● **Exercise description**: Print the lines of the listing below verbatim from its first line through the line bearing "(9,6) -- (670,6);". Any pictures are to be omitted.

--

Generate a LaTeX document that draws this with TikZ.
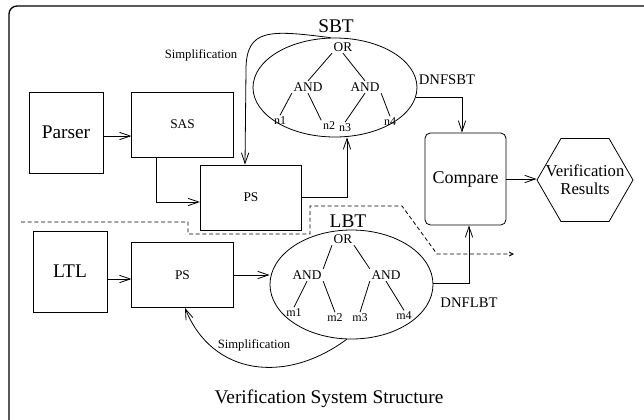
\documentclass[tikz,border=0pt]{standalone}
\usepackage{fontspec}
\setmainfont{Liberation Serif}
\usetikzlibrary{arrows.meta,positioning,shapes.geometric,calc}

\begin{document}
\begin{tikzpicture}[
  x=0.75pt, y=-0.75pt, line width=0.6pt,
  >={Straight Barb[length=8pt,width=5.5pt]},
  box/.style={draw, inner sep=2pt, align=center},
  blk/.style={box, minimum width=55.5pt, minimum height=60.75pt, font=\fontsize{14.5}{16}\selectfont},
  stage/.style={box, minimum width=76pt, minimum height=48.75pt, font=\fontsize{10}{12}\selectfont},
  oval/.style={draw, ellipse, inner sep=0pt},
  gate/.style={inner sep=1pt, font=\fontsize{10}{11}\selectfont},
  leaf/.style={inner sep=1pt, font=\fontsize{9}{10}\selectfont},
  lbl/.style={inner sep=1pt, font=\fontsize{9.5}{11}\selectfont},
  dnf/.style={inner sep=1pt, font=\fontsize{11}{12}\selectfont},
  big/.style={inner sep=1pt, font=\fontsize{14.5}{16}\selectfont},
  sep/.style={dashed, dash pattern=on 3pt off 2pt, -{Straight Barb[length=3pt,width=3pt]}},
]
\useasboundingbox (0,0) rectangle (644,419);

% frame
\draw[line width=1pt, rounded corners=6pt] (9,440) -- (9,6) -- (670,6);

% upper part
\node[blk]   (parser) at (66,132.5) {Parser};
\node[stage] (sas) at (182.5,124.5) {SAS};
\node[stage] (ps1) at (251,197.5) {PS};
\node[oval, minimum width=123pt, minimum height=74.25pt] (sbt) at (335,87.5) {};
\node[big, anchor=base] (sbtlbl) at (336,32) {SBT};

\node[gate] (sor)   at (343,47) {OR};
\node[gate] (sandl) at (308,87) {AND};
\node[gate] (sandr) at (365,87) {AND};
\node[leaf] (n1) at (280,121) {n1};
\node[leaf] (n2) at (329,126) {n2};
\node[leaf] (n3) at (345,128) {n3};
\node[leaf] (n4) at (390,122) {n4};
\draw (sor.south west) -- (sandl.north);
\draw (sor.south) -- (sandr.north);
\draw (sandl.south west) -- (n1.north);
\draw (sandl.south) -- (n2.north west);
\draw (sandr.south) -- (n3.north);
\draw (sandr.south east) -- (n4.north);

% lower part
\node[blk]   (ltl) at (70,271.5) {LTL};
\node[stage] (ps2) at (182.5,275) {PS};
\node[oval, minimum width=122.25pt, minimum height=81.75pt] (lbt) at (351.5,284.5) {};
\node[big, anchor=base] (lbtlbl) at (348,227) {LBT};

\node[gate] (lor)   at (343,239) {OR};
\node[gate] (landl) at (307,275) {AND};
\node[gate] (landr) at (386,275) {AND};
\node[leaf] (m1) at (294,313) {m1};
\node[leaf] (m2) at (335,318) {m2};
\node[leaf] (m3) at (360,318) {m3};
\node[leaf] (m4) at (404,316) {m4};
\draw (lor.south west) -- (landl.north east);
\draw (lor.south east) -- (landr.north west);
\draw (landl.south) -- (m1.north);
\draw (landl.south east) -- (m2.north);
\draw (landr.south west) -- (m3.north);
\draw (landr.south) -- (m4.north);

% right side
\node[box, rounded corners=4pt, minimum width=60.75pt, minimum height=69pt,
  font=\fontsize{13.5}{15}\selectfont] (cmp) at (465.5,179) {Compare};
\node[draw, regular polygon, regular polygon sides=6, minimum size=72pt, inner sep=0pt,
  label={[align=center, font=\fontsize{12.5}{13.5}\selectfont]center:Verification\\Results}]
  (res) at (585,180) {};

\node[dnf] (dnfs) at (447,80) {DNFSBT};
\node[dnf] (dnfl) at (469,303) {DNFLBT};
\node[lbl] (simpa) at (201,55) {Simplification};
\node[lbl] (simpb) at (254,345) {Simplification};
\node[big, anchor=base] (title) at (329,403) {Verification System Structure};

% connectors
\draw[->] ($(parser.east)+(0,3.5)$) -- ($(sas.west)+(0,11.5)$);
\draw[->] ($(sas.south)+(-26.5,0)$) |- ($(ps1.west)+(0,4.5)$);
\draw[->] (ps1.east) -| ($(sbt.south)+(12,0)$);
\draw[->] (sbt.-7) -| ($(cmp.north)+(-3.5,0)$);
\draw[->] ($(ltl.east)+(0,7.5)$) -- ($(ps2.west)+(0,4)$);
\draw[->] (ps2.east) -- (ps2.east -| lbt.west);
\draw[->] ($(lbt.east)+(0,-1.5)$) -| ($(cmp.south)+(3.5,0)$);
\draw[->] (cmp.east) -- (cmp.east -| res.west);
\draw[->] (sbt.95) .. controls (270,30) and (246,28) .. (246,70) -- ($(ps1.north)+(-6,0)$);
\draw[->] (lbt.265) .. controls (285,385) and (212,375) .. ($(ps2.south)+(2.5,0)$);

% separator
\draw[sep] (21,222) -| (188,234) -| (310,206) -- (402,206) -- (437,254) -- (514,254);
\end{tikzpicture}
\end{document}
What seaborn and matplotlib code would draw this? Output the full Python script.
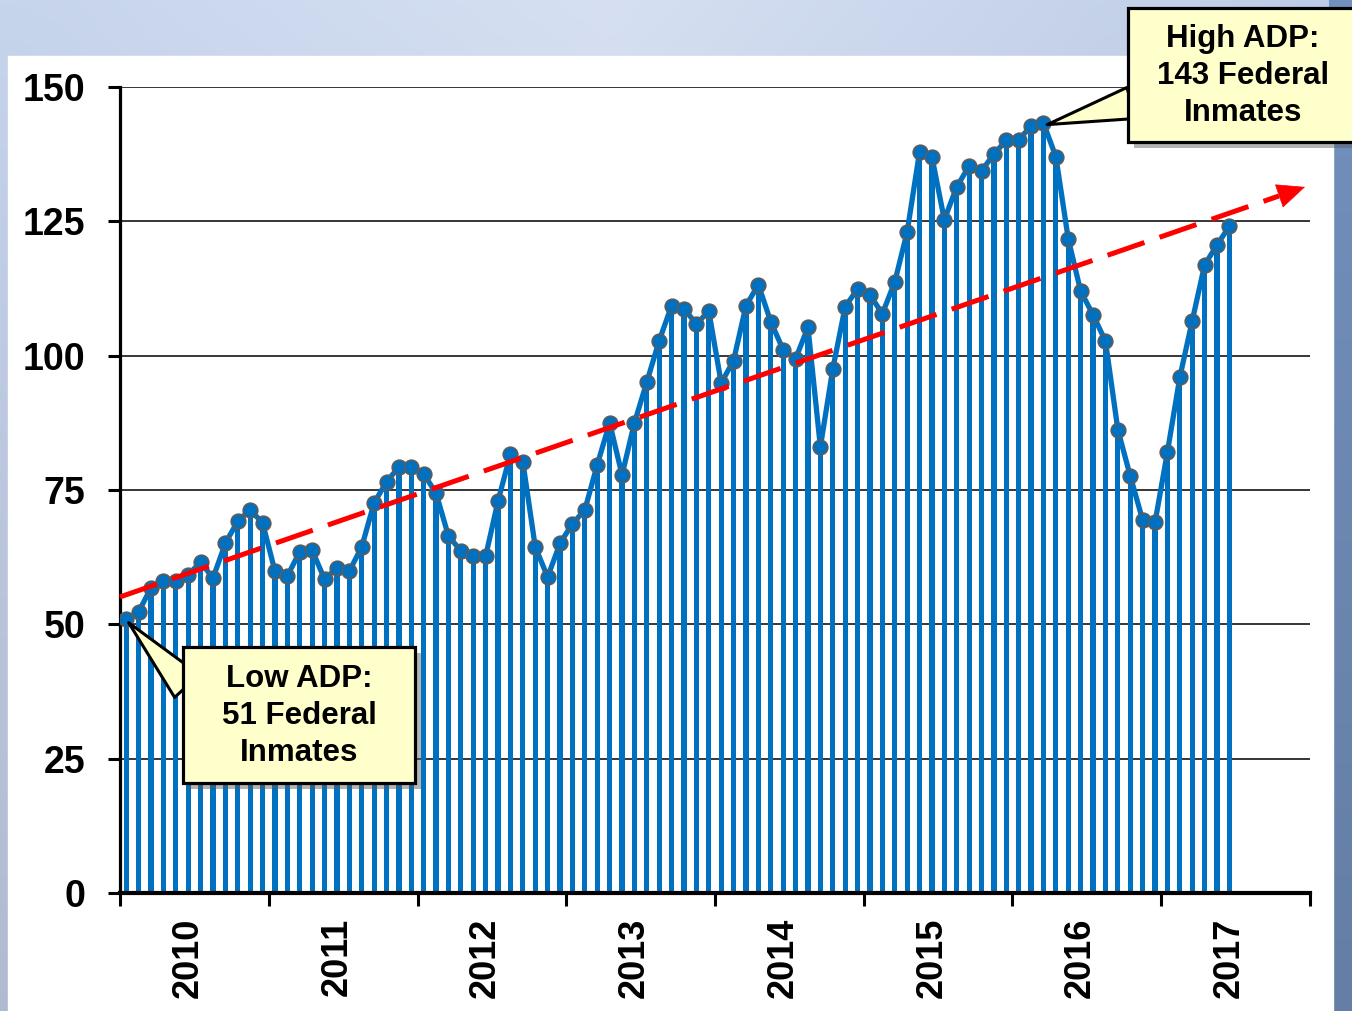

--

● **Solution for this problem**:
Generate a LaTeX document that draws this with TikZ.
\documentclass[tikz,border=0pt]{standalone}
\usepackage{fontspec}
\setmainfont{Liberation Serif}
\usetikzlibrary{arrows.meta,positioning,shapes.geometric,calc}

\begin{document}
\begin{tikzpicture}[
  x=0.75pt, y=-0.75pt, line width=0.6pt,
  >={Straight Barb[length=8pt,width=5.5pt]},
  box/.style={draw, inner sep=2pt, align=center},
  blk/.style={box, minimum width=55.5pt, minimum height=60.75pt, font=\fontsize{14.5}{16}\selectfont},
  stage/.style={box, minimum width=76pt, minimum height=48.75pt, font=\fontsize{10}{12}\selectfont},
  oval/.style={draw, ellipse, inner sep=0pt},
  gate/.style={inner sep=1pt, font=\fontsize{10}{11}\selectfont},
  leaf/.style={inner sep=1pt, font=\fontsize{9}{10}\selectfont},
  lbl/.style={inner sep=1pt, font=\fontsize{9.5}{11}\selectfont},
  dnf/.style={inner sep=1pt, font=\fontsize{11}{12}\selectfont},
  big/.style={inner sep=1pt, font=\fontsize{14.5}{16}\selectfont},
  sep/.style={dashed, dash pattern=on 3pt off 2pt, -{Straight Barb[length=3pt,width=3pt]}},
]
\useasboundingbox (0,0) rectangle (644,419);

% frame
\draw[line width=1pt, rounded corners=6pt] (9,440) -- (9,6) -- (670,6);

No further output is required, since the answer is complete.